Der gemeine deutsche Sportfunktionär betont ja seit Jahren, dass Doping abscheulich sei, unfair, unethisch und überhaupt. Das ist natürlich sehr löblich, nur sollten sich die auf Funktionärsebene salbungsvollen Kämpfer für einen sauberen Sport dann auch so verhalten. Tun sie aber nicht. Jüngstes Beispiel – die Schwimm-Europameiserschaften in Berlin. Dort endete der erste Wettkampftag im Becken am Montag traditionell mit den 4 x 100 Meter Freistilstaffeln der Männer und Frauen. Viele waren am Start auch Litauen und Israel zum Beispiel, Deutschland aber nicht, obwohl die Frauen vor zwei Jahren sogar den Titel gewonnen haben. Der Grund: Nicht konkurrenzfähig, keine Meldung.
Das stimmt, nach Britta Steffens Rücktritt und Paul Biedermanns Staffel-Verzicht hätte es tatsächlich nicht für eine Medaille gereicht. Weder bei den Frauen noch bei den Männern. Wer aber ernsthaft gegen den Druck des Dopings angehen will, der muss eben auch Athleten starten lassen, die nicht um eine Medaille kämpfen können. Vor allem bei Heimwettkämpfen und gerade auch in Sportarten, in der es mehr als ein Gerücht ist, dass es ganz nach vorne ohne Chemie eher nicht geht.
Was hätte sich der DSV vergeben, einfach die besten vier der Rangliste schwimmen zu lassen? Nichts, denke ich. Im Gegenteil: Man hätte den Athleten das Gefühl gegeben, auch ohne Medaillenchance würdig für die Nationalmannschaft zu sein. Nur so wird auch eine Anti-Doping-Haltung auf Funktionärsebene glaubhaft.

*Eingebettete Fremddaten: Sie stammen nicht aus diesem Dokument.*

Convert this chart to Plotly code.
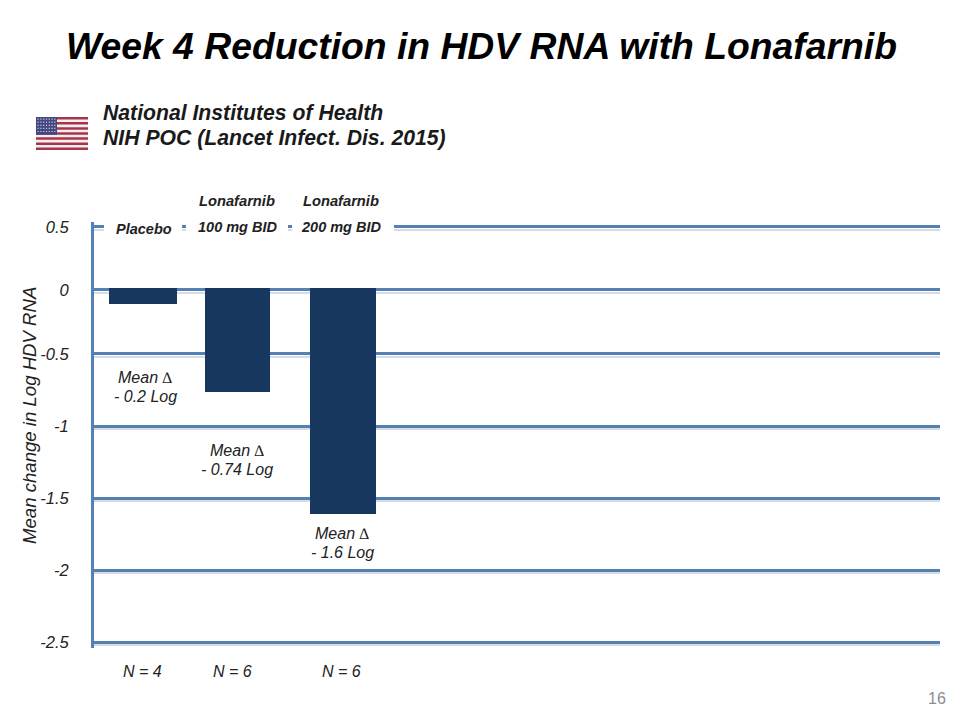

Noch einmal – im Wasser geht ganz vorne mutmaßlich wenig ohne Chemie, die schwimmen jetzt ohne Anzüge schon wieder in dem Bereich, wie vor ein paar Jahren mit.
Zum Schluss zur Einschätzung der Dopinglage im Schwimmsport ein hübscher Satz aus dem Jahr 2013 aus der Süddeutschen Zeitung: „Andrew Pipe, der oberste Dopingjäger des Schwimm-Weltverbandes Fina, wirkt wie ein Polizeidirektor, der glaubt, dass das Verbrechen gar nicht existiert.“
Unsere Funktionäre, die kein Doping und gleichzeitig Spitzenleistungen in belasteten Sportarten fordern, sind auch so drauf.